# MATERIAL TO PROCESS

^^^^^^^^^^^^^^^^

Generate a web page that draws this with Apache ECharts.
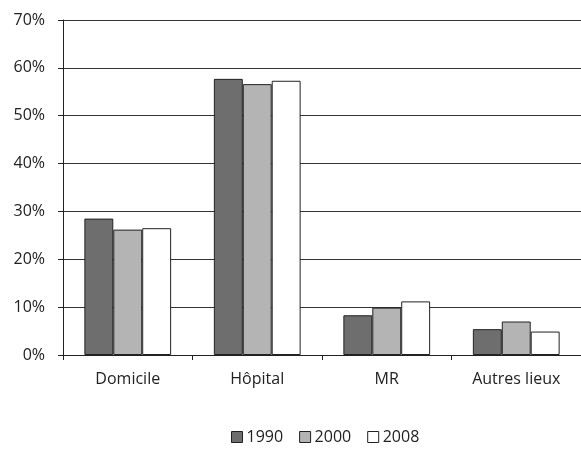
<!DOCTYPE html>
<html>
<head>
<meta charset="utf-8">
<script src="https://cdn.jsdelivr.net/npm/echarts@6/dist/echarts.min.js"></script>
<style>
  html, body { margin: 0; padding: 0; background: #fff; }
  #chart { width: 581px; height: 450px; }
</style>
</head>
<body>
<div id="chart"></div>
<script>
    // données (en %)
    var categories = ['Domicile', 'Hôpital', 'MR', 'Autres lieux'];
    var annees = ['1990', '2000', '2008'];
    var v1990 = [28.5, 57.7, 8.3, 5.4];
    var v2000 = [26.2, 56.6, 9.9, 7.0];
    var v2008 = [26.5, 57.3, 11.2, 4.9];
    var yTicks = [0, 10, 20, 30, 40, 50, 60, 70];

    var couleurs = ['#6e6e6e', '#b4b4b4', '#ffffff'];
    var valeurs = [v1990, v2000, v2008];

    var myChart = echarts.init(document.getElementById('chart'));

    var series = annees.map(function (a, i) {
        return {
            name: a,
            type: 'bar',
            barGap: '0%',
            barCategoryGap: '33%',
            data: valeurs[i],
            itemStyle: {
                color: couleurs[i],
                borderColor: '#222',
                borderWidth: 1
            }
        };
    });

    var option = {
        animation: false,
        textStyle: { fontFamily: 'Open Sans' },
        grid: {
            left: 63,
            right: -8,
            top: 20,
            bottom: 95
        },
        legend: {
            data: annees,
            left: 226,
            bottom: 0,
            itemWidth: 11,
            itemHeight: 11,
            itemGap: 16,
            icon: 'rect',
            textStyle: { fontSize: 16, color: '#222', padding: [0, 0, 0, -1] },
            itemStyle: { borderColor: '#222', borderWidth: 1 }
        },
        xAxis: {
            type: 'category',
            data: categories,
            axisLine: { lineStyle: { color: '#222', width: 1 } },
            axisTick: { show: true, length: 5, lineStyle: { color: '#222' } },
            axisLabel: { fontSize: 16, color: '#222', margin: 16 }
        },
        yAxis: {
            type: 'value',
            min: yTicks[0],
            max: yTicks[yTicks.length - 1],
            interval: 10,
            axisLine: { show: true, lineStyle: { color: '#222', width: 1 } },
            axisTick: { show: true, length: 5, lineStyle: { color: '#222' } },
            axisLabel: { fontSize: 16, color: '#222', margin: 18, formatter: '{value}%' },
            splitLine: { lineStyle: { color: '#333', width: 1 } }
        },
        series: series
    };

    myChart.setOption(option);
</script>
</body>
</html>
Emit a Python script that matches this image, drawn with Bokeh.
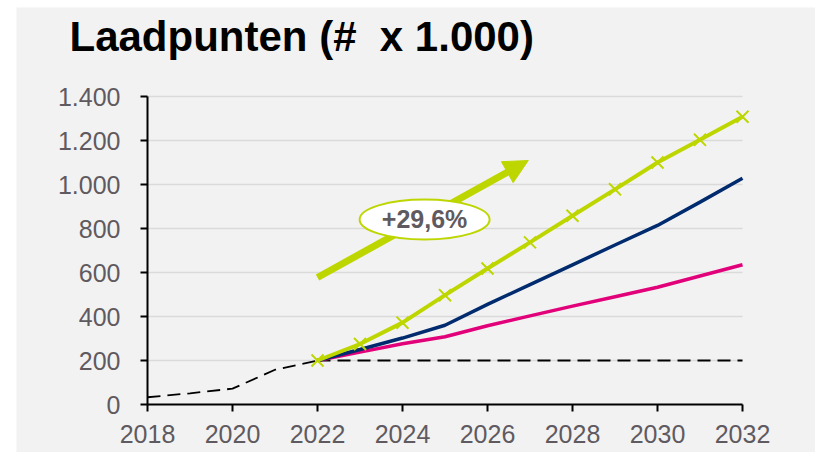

^^^^^^^^^^^^^^^^

Set the data above down again exactly as given, with no pictures.

# OUTPUT BELOW
Generate a web page that draws this with Apache ECharts.
<!DOCTYPE html>
<html>
<head>
<meta charset="utf-8">
<script src="https://cdn.jsdelivr.net/npm/echarts@6/dist/echarts.min.js"></script>
<style>
  html, body { margin: 0; padding: 0; background: #fff; }
  #chart { width: 581px; height: 450px; }
</style>
</head>
<body>
<div id="chart"></div>
<script>
    // données (en %)
    var categories = ['Domicile', 'Hôpital', 'MR', 'Autres lieux'];
    var annees = ['1990', '2000', '2008'];
    var v1990 = [28.5, 57.7, 8.3, 5.4];
    var v2000 = [26.2, 56.6, 9.9, 7.0];
    var v2008 = [26.5, 57.3, 11.2, 4.9];
    var yTicks = [0, 10, 20, 30, 40, 50, 60, 70];

    var couleurs = ['#6e6e6e', '#b4b4b4', '#ffffff'];
    var valeurs = [v1990, v2000, v2008];

    var myChart = echarts.init(document.getElementById('chart'));

    var series = annees.map(function (a, i) {
        return {
            name: a,
            type: 'bar',
            barGap: '0%',
            barCategoryGap: '33%',
            data: valeurs[i],
            itemStyle: {
                color: couleurs[i],
                borderColor: '#222',
                borderWidth: 1
            }
        };
    });

    var option = {
        animation: false,
        textStyle: { fontFamily: 'Open Sans' },
        grid: {
            left: 63,
            right: -8,
            top: 20,
            bottom: 95
        },
        legend: {
            data: annees,
            left: 226,
            bottom: 0,
            itemWidth: 11,
            itemHeight: 11,
            itemGap: 16,
            icon: 'rect',
            textStyle: { fontSize: 16, color: '#222', padding: [0, 0, 0, -1] },
            itemStyle: { borderColor: '#222', borderWidth: 1 }
        },
        xAxis: {
            type: 'category',
            data: categories,
            axisLine: { lineStyle: { color: '#222', width: 1 } },
            axisTick: { show: true, length: 5, lineStyle: { color: '#222' } },
            axisLabel: { fontSize: 16, color: '#222', margin: 16 }
        },
        yAxis: {
            type: 'value',
            min: yTicks[0],
            max: yTicks[yTicks.length - 1],
            interval: 10,
            axisLine: { show: true, lineStyle: { color: '#222', width: 1 } },
            axisTick: { show: true, length: 5, lineStyle: { color: '#222' } },
            axisLabel: { fontSize: 16, color: '#222', margin: 18, formatter: '{value}%' },
            splitLine: { lineStyle: { color: '#333', width: 1 } }
        },
        series: series
    };

    myChart.setOption(option);
</script>
</body>
</html>
Emit a Python script that matches this image, drawn with Bokeh.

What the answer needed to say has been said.